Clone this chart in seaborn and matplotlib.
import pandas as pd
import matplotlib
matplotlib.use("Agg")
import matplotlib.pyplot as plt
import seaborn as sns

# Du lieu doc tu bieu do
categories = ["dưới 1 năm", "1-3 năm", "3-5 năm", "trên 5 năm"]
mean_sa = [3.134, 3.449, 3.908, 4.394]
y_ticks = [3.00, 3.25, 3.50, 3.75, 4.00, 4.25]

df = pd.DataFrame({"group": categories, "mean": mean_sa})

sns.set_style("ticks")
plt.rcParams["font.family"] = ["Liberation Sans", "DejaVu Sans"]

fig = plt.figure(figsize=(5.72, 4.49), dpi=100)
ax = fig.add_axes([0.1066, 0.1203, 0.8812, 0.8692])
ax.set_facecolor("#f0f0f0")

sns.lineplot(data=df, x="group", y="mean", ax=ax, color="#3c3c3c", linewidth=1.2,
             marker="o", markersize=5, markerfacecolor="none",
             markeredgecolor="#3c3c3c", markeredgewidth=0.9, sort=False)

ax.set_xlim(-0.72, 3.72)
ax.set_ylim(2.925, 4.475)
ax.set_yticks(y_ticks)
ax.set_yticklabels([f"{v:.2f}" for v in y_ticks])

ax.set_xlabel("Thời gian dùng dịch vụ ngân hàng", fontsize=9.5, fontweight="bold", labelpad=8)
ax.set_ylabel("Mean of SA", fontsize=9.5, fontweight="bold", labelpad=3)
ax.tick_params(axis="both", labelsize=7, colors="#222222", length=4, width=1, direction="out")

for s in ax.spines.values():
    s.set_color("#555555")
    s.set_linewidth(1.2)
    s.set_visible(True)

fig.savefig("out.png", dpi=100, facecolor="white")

━━━━━━━━━━━━━━━━━━━━

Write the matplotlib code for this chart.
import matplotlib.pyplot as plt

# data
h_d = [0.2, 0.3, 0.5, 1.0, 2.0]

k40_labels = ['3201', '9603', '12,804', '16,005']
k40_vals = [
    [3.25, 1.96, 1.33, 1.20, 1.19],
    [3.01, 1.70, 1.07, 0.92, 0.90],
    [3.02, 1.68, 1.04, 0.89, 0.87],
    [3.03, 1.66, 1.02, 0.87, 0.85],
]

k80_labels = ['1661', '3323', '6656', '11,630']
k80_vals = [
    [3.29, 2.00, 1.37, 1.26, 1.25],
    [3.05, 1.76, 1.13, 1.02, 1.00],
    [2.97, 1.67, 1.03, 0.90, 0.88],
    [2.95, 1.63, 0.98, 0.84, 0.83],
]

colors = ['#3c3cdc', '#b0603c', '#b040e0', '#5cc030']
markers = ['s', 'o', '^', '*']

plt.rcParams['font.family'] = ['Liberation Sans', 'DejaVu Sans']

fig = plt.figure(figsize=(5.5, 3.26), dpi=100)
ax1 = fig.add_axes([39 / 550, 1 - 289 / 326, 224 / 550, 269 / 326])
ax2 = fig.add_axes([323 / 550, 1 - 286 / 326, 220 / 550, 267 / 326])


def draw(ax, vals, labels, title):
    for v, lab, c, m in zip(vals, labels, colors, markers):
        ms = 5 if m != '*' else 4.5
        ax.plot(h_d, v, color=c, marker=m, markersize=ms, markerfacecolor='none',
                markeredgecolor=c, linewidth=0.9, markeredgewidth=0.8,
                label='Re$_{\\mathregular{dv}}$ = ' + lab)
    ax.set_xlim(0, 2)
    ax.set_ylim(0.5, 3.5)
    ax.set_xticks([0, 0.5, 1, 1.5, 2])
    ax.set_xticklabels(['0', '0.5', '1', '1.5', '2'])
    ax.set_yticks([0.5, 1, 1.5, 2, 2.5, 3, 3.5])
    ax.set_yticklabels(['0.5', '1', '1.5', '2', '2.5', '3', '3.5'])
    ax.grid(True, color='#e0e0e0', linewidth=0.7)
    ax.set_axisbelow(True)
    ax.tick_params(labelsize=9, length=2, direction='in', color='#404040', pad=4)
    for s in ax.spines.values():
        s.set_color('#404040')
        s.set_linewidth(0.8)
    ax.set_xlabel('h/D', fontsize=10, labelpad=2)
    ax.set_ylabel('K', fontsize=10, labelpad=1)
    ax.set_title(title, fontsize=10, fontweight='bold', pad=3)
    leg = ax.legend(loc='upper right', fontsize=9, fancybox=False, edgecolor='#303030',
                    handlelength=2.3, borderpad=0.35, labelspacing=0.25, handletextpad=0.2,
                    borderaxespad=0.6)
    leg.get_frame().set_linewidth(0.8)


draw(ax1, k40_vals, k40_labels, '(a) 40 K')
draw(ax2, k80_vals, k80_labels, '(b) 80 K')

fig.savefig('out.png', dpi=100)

━━━━━━━━━━━━━━━━━━━━

_INSTRUCTIONS TO FOLLOW:_
From the line with "Clone this chart in seaborn and matplotlib." through the line with "v in y_ticks])", repeat every line exactly, both ends included, and nothing outside that range.

_RESULT FOR THIS EXERCISE:_
Clone this chart in seaborn and matplotlib.
import pandas as pd
import matplotlib
matplotlib.use("Agg")
import matplotlib.pyplot as plt
import seaborn as sns

# Du lieu doc tu bieu do
categories = ["dưới 1 năm", "1-3 năm", "3-5 năm", "trên 5 năm"]
mean_sa = [3.134, 3.449, 3.908, 4.394]
y_ticks = [3.00, 3.25, 3.50, 3.75, 4.00, 4.25]

df = pd.DataFrame({"group": categories, "mean": mean_sa})

sns.set_style("ticks")
plt.rcParams["font.family"] = ["Liberation Sans", "DejaVu Sans"]

fig = plt.figure(figsize=(5.72, 4.49), dpi=100)
ax = fig.add_axes([0.1066, 0.1203, 0.8812, 0.8692])
ax.set_facecolor("#f0f0f0")

sns.lineplot(data=df, x="group", y="mean", ax=ax, color="#3c3c3c", linewidth=1.2,
             marker="o", markersize=5, markerfacecolor="none",
             markeredgecolor="#3c3c3c", markeredgewidth=0.9, sort=False)

ax.set_xlim(-0.72, 3.72)
ax.set_ylim(2.925, 4.475)
ax.set_yticks(y_ticks)
ax.set_yticklabels([f"{v:.2f}" for v in y_ticks])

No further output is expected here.